Proceedings valid despite omission to give notice
5.3 The accidental omission to give notice of a directors’ meeting to a director, or
the non-receipt of a notice by a director, does not invalidate proceedings at
the meeting.
Conduct of directors’ meetings
5.4 The directors may regulate their meetings and proceedings as they think fit.
Quorum of directors
5.5 The quorum for the transaction of business at a directors’ meeting is a
majority of the directors.
PART 6 – BOARD POSITIONS
Election or appointment to Board positions
6.1 Directors must be elected or appointed to the following Board positions, and
a director, other than the president, may hold more than one position:
(a) president;
(b) vice-president;
(c) secretary;
(d) treasurer.
Directors at large
6.2 Directors who are elected or appointed to positions on the Board in addition
to the positions described in these Bylaws are elected or appointed as
directors at large.
Role of president
6.3 The president is the chair of the Board and is responsible for supervising the
other directors in the execution of their duties.
Role of vice-president
6.4 The vice-president is the vice-chair of the Board and is responsible for
carrying out the duties of the president if the president is unable to act.
Role of secretary
6.5 The secretary is responsible for doing, or making the necessary
arrangements for, the following:
(a) issuing notices of general meetings and directors’ meetings;
(b) taking minutes of general meetings and directors’ meetings;
(c) keeping the records of the Society in accordance with the Act;
(d) conducting the correspondence of the Board;
(e) filing the annual report of the Society and making any other filings
with the registrar under the Act.
Absence of secretary from meeting
6.6 In the absence of the secretary from a meeting, the Board must appoint
another individual to act as secretary at the meeting.
Role of treasurer
6.7 The treasurer is responsible for doing, or making the necessary
arrangements for, the following:
(a) receiving and banking monies collected from the members or other
sources;
(b) keeping accounting records in respect of the Society’s financial
transactions;
(c) preparing the Society’s financial statements;
(d) making the Society’s filings respecting taxes.
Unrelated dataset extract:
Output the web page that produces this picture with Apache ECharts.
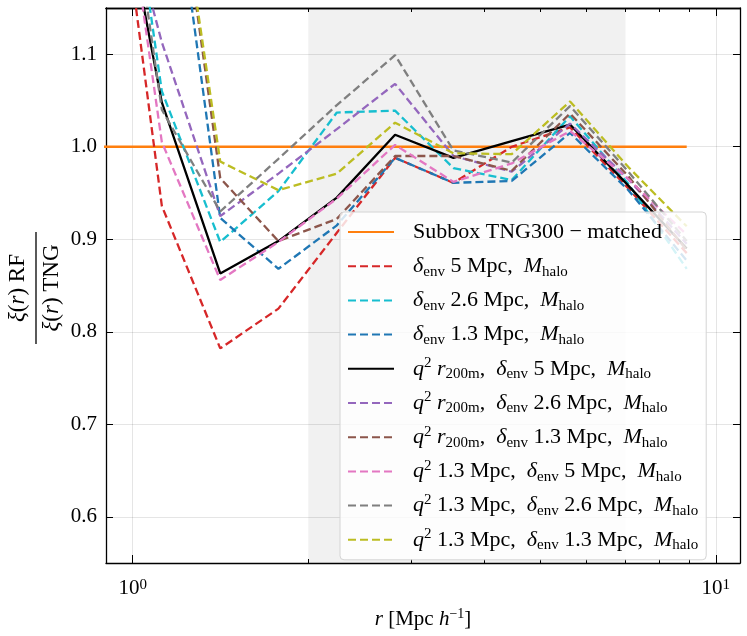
<!DOCTYPE html>
<html>
<head>
<meta charset="utf-8">
<script src="https://cdn.jsdelivr.net/npm/echarts@6/dist/echarts.min.js"></script>
<style>
  html, body { margin: 0; padding: 0; background: #fff; }
  #chart { width: 747px; height: 636px; }
</style>
</head>
<body>
<div id="chart"></div>
<script>
// separation r [Mpc/h], 0.1 dex bins
var radii = [0.891, 1.122, 1.413, 1.778, 2.239, 2.818, 3.548, 4.467, 5.623, 7.079, 8.913];

var matched      = [1, 1, 1, 1, 1, 1, 1, 1, 1, 1, 1];
var env5         = [1.42, 0.936, 0.782, 0.825, 0.907, 0.988, 0.961, 1.000, 1.021, 0.955, 0.885];
var env26        = [1.50, 1.060, 0.897, 0.952, 1.037, 1.039, 0.977, 0.964, 1.033, 0.960, 0.868];
var env13        = [1.90, 1.390, 0.923, 0.868, 0.915, 0.988, 0.961, 0.963, 1.015, 0.953, 0.877];
var r200Env5     = [1.38, 1.048, 0.863, 0.898, 0.945, 1.013, 0.988, 1.006, 1.024, 0.958, 0.890];
var r200Env26    = [1.35, 1.113, 0.925, 0.971, 1.019, 1.068, 0.990, 0.973, 1.025, 0.965, 0.895];
var r200Env13    = [1.90, 1.420, 0.966, 0.898, 0.922, 0.990, 0.990, 0.974, 1.036, 0.968, 0.888];
var q13Env5      = [1.45, 1.005, 0.856, 0.897, 0.944, 1.002, 0.962, 0.982, 1.017, 0.965, 0.905];
var q13Env26     = [1.48, 1.040, 0.930, 0.987, 1.045, 1.099, 0.996, 0.983, 1.044, 0.973, 0.898];
var q13Env13     = [1.90, 1.410, 0.984, 0.953, 0.971, 1.026, 0.993, 0.992, 1.049, 0.978, 0.914];

var seriesNames = [
  'Subbox TNG300 - matched',
  'denv 5, Mhalo', 'denv 2.6, Mhalo', 'denv 1.3, Mhalo',
  'q2 r200m, denv 5, Mhalo', 'q2 r200m, denv 2.6, Mhalo', 'q2 r200m, denv 1.3, Mhalo',
  'q2 1.3, denv 5, Mhalo', 'q2 1.3, denv 2.6, Mhalo', 'q2 1.3, denv 1.3, Mhalo'
];
var seriesLabels = [
  'Subbox TNG300 − matched',
  '{i|δ}{sub|env} 5 Mpc,  {i|M}{sub|halo}',
  '{i|δ}{sub|env} 2.6 Mpc,  {i|M}{sub|halo}',
  '{i|δ}{sub|env} 1.3 Mpc,  {i|M}{sub|halo}',
  '{i|q}{sup|2} {i|r}{sub|200m},  {i|δ}{sub|env} 5 Mpc,  {i|M}{sub|halo}',
  '{i|q}{sup|2} {i|r}{sub|200m},  {i|δ}{sub|env} 2.6 Mpc,  {i|M}{sub|halo}',
  '{i|q}{sup|2} {i|r}{sub|200m},  {i|δ}{sub|env} 1.3 Mpc,  {i|M}{sub|halo}',
  '{i|q}{sup|2} 1.3 Mpc,  {i|δ}{sub|env} 5 Mpc,  {i|M}{sub|halo}',
  '{i|q}{sup|2} 1.3 Mpc,  {i|δ}{sub|env} 2.6 Mpc,  {i|M}{sub|halo}',
  '{i|q}{sup|2} 1.3 Mpc,  {i|δ}{sub|env} 1.3 Mpc,  {i|M}{sub|halo}'
];
var seriesValues = [matched, env5, env26, env13, r200Env5, r200Env26, r200Env13, q13Env5, q13Env26, q13Env13];
var seriesColors = ['#ff7f0e', '#d62728', '#17becf', '#1f77b4', '#000000', '#9467bd', '#8c564b', '#e377c2', '#7f7f7f', '#bcbd22'];
var seriesDashed = [false, true, true, true, false, true, true, true, true, true];

var yTicks = [0.6, 0.7, 0.8, 0.9, 1.0, 1.1];
var xMajor = [1, 10];
var xMinor = [2, 3, 4, 5, 6, 7, 8, 9];
var shadeRange = [2, 7];

var FONT = 'Liberation Serif';
var richMath = {
  i: { fontFamily: FONT, fontStyle: 'italic', fontSize: 22, lineHeight: 26 },
  sub: { fontFamily: FONT, fontSize: 15, lineHeight: 14, verticalAlign: 'bottom' },
  sup: { fontFamily: FONT, fontSize: 15, lineHeight: 14, verticalAlign: 'top' }
};

var myChart = echarts.init(document.getElementById('chart'));

var series = seriesNames.map(function (name, k) {
  var s = {
    name: name,
    type: 'line',
    symbol: 'none',
    clip: true,
    data: radii.map(function (r, j) { return [r, seriesValues[k][j]]; }),
    lineStyle: {
      color: seriesColors[k],
      width: 2.3,
      type: seriesDashed[k] ? [8, 4] : 'solid'
    },
    itemStyle: { color: seriesColors[k] }
  };
  if (k === 0) {
    s.markArea = {
      silent: true,
      itemStyle: { color: 'rgba(0,0,0,0.055)' },
      data: [[{ xAxis: shadeRange[0] }, { xAxis: shadeRange[1] }]]
    };
  }
  return s;
});

function logAxis(pos, withLabels, ticks, len, grid) {
  return {
    type: 'log',
    logBase: 10,
    min: 0.9,
    max: 11,
    position: pos,
    axisLine: { show: withLabels || pos === 'top', lineStyle: { color: '#000', width: 1.3 } },
    axisTick: { show: true, inside: true, length: len, customValues: ticks, lineStyle: { color: '#000', width: 1 } },
    axisLabel: {
      show: withLabels,
      customValues: xMajor,
      margin: 15,
      formatter: function (v) { return '10{sup|' + Math.round(Math.log10(v)) + '}'; },
      fontFamily: FONT, fontSize: 21, color: '#000',
      rich: { sup: { fontFamily: FONT, fontSize: 15, lineHeight: 14, verticalAlign: 'top' } }
    },
    splitLine: { show: grid, lineStyle: { color: 'rgba(0,0,0,0.1)', width: 1 } },
    name: withLabels ? '{i|r} [Mpc {i|h}{sup|−1}]' : '',
    nameLocation: 'middle',
    nameGap: 44,
    nameTextStyle: { fontFamily: FONT, fontSize: 21, color: '#000', lineHeight: 24, rich: {
      i: { fontFamily: FONT, fontStyle: 'italic', fontSize: 21, lineHeight: 24 },
      sup: { fontFamily: FONT, fontSize: 14, lineHeight: 13, verticalAlign: 'top' }
    } }
  };
}

function valAxis(pos, withLabels) {
  return {
    type: 'value',
    min: 0.55,
    max: 1.15,
    position: pos,
    axisLine: { show: true, lineStyle: { color: '#000', width: 1.3 } },
    axisTick: { show: true, inside: true, length: 7, customValues: yTicks, lineStyle: { color: '#000', width: 1 } },
    axisLabel: {
      show: withLabels, customValues: yTicks, margin: 9,
      formatter: function (v) { return v.toFixed(1); },
      fontFamily: FONT, fontSize: 21, color: '#000'
    },
    splitLine: { show: withLabels, lineStyle: { color: 'rgba(0,0,0,0.1)', width: 1 } }
  };
}

var option = {
  animation: false,
  backgroundColor: '#fff',
  grid: { left: 106, right: 7, top: 8, bottom: 66 },
  xAxis: [
    logAxis('bottom', true, xMajor, 8, true),
    logAxis('bottom', false, xMinor, 4, false),
    logAxis('top', false, xMajor, 8, false),
    logAxis('top', false, xMinor, 4, false)
  ],
  yAxis: [valAxis('left', true), valAxis('right', false)],
  legend: {
    orient: 'vertical',
    left: 340,
    top: 212,
    itemWidth: 46,
    itemHeight: 14,
    itemGap: 8.2,
    padding: [7, 8, 7, 7],
    backgroundColor: 'rgba(255,255,255,0.82)',
    borderColor: '#d4d4d4',
    borderWidth: 1,
    borderRadius: 4,
    itemStyle: { opacity: 0 },
    data: seriesNames,
    formatter: function (name) { return seriesLabels[seriesNames.indexOf(name)]; },
    textStyle: { fontFamily: FONT, fontSize: 22, lineHeight: 26, color: '#000', padding: [0, 0, 0, 14], rich: richMath }
  },
  graphic: [{
    type: 'group',
    x: 36,
    y: 288,
    rotation: Math.PI / 2,
    children: [
      { type: 'text', x: 0, y: -18, style: {
        text: '{i|ξ}({i|r}) RF',
        rich: { i: { fontFamily: FONT, fontStyle: 'italic', fontSize: 23 } },
        font: '23px "Liberation Serif"', fill: '#000', align: 'center', verticalAlign: 'middle' } },
      { type: 'line', shape: { x1: -56, y1: 0, x2: 56, y2: 0 }, style: { stroke: '#000', lineWidth: 1.3 } },
      { type: 'text', x: 0, y: 16, style: {
        text: '{i|ξ}({i|r}) TNG',
        rich: { i: { fontFamily: FONT, fontStyle: 'italic', fontSize: 23 } },
        font: '23px "Liberation Serif"', fill: '#000', align: 'center', verticalAlign: 'middle' } }
    ]
  }],
  series: series
};

myChart.setOption(option);
</script>
</body>
</html>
PART 7 – REMUNERATION OF DIRECTORS AND SIGNING AUTHORITY
Remuneration of directors
7.1 These Bylaws do not permit the Society to pay to a director remuneration for
being a director, but the Society may, subject to the Act, pay remuneration
to a director for services provided by the director to the Society in another
capacity.
Signing authority
7.2 A contract or other record to be signed by the Society must be signed on
behalf of the Society
(a) by the president, together with one other director,
(b) if the president is unable to provide a signature, by the vice-president
together with one other director,
(c) if the president and vice-president are both unable to provide
signatures, by any 2 other directors, or
(d) in any case, by one or more individuals authorized by the Board to
sign the record on behalf of the Society.